Study of Li4-DMTA & Li6-DHBDHA as Potential Li-Containing Organic Cathode Materials

In the research of greener and sustainable battery chemistries able to address the contemporary environmental issues on greenhouse gas emissions and scarce resources exploitation, many efforts are currently directed towards the development of organic electrode materials compatible with the well-known Li-ion technology. Among the various redox active patterns that provides organic chemistry, quinone derivatives drew considerable attention for the design of air-stable positive electrode materials.
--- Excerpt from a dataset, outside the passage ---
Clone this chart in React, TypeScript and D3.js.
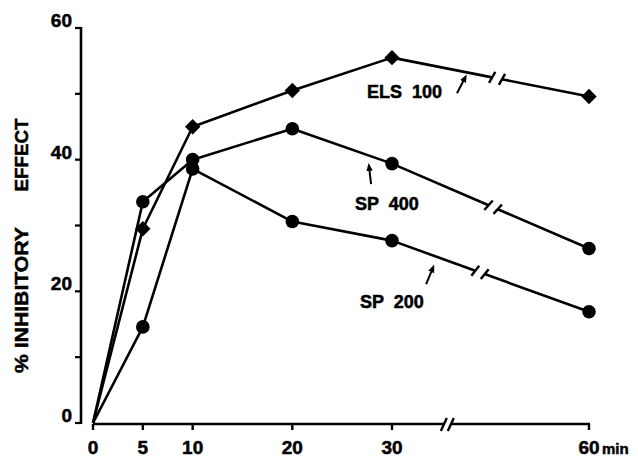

Whereas quinone derivatives usually exhibit a two-electron reversible redox, a scientific curiosity remains concerning the redox behavior of the lithium salt of 2,5-dihydroxyterepthalate (Li4-p-DHT) that can reversibly exchange only one electron and thus, cannot access its quinonic form. In this master thesis, will be discussed the work performed during this year on the synthesis and electrochemistry of two Li4-p-DHT analogues: the lithium salts of 2,5-dimercaptoterepthalic acid (Li4-DMTA) and 2,5-dihydroxy-1,4-benzdihydroxamic acid (Li6-DHBDHA). While the results obtained for Li4-DMTA raise questions about its feasibility and do not highlight any reversible redox activity thus far, Li6-DHBDHA displays an electrochemical response when exposed to ambient air and in solid-state cell that seems to involve different redox active functions which calls for further investigation of this new organic battery chemistry.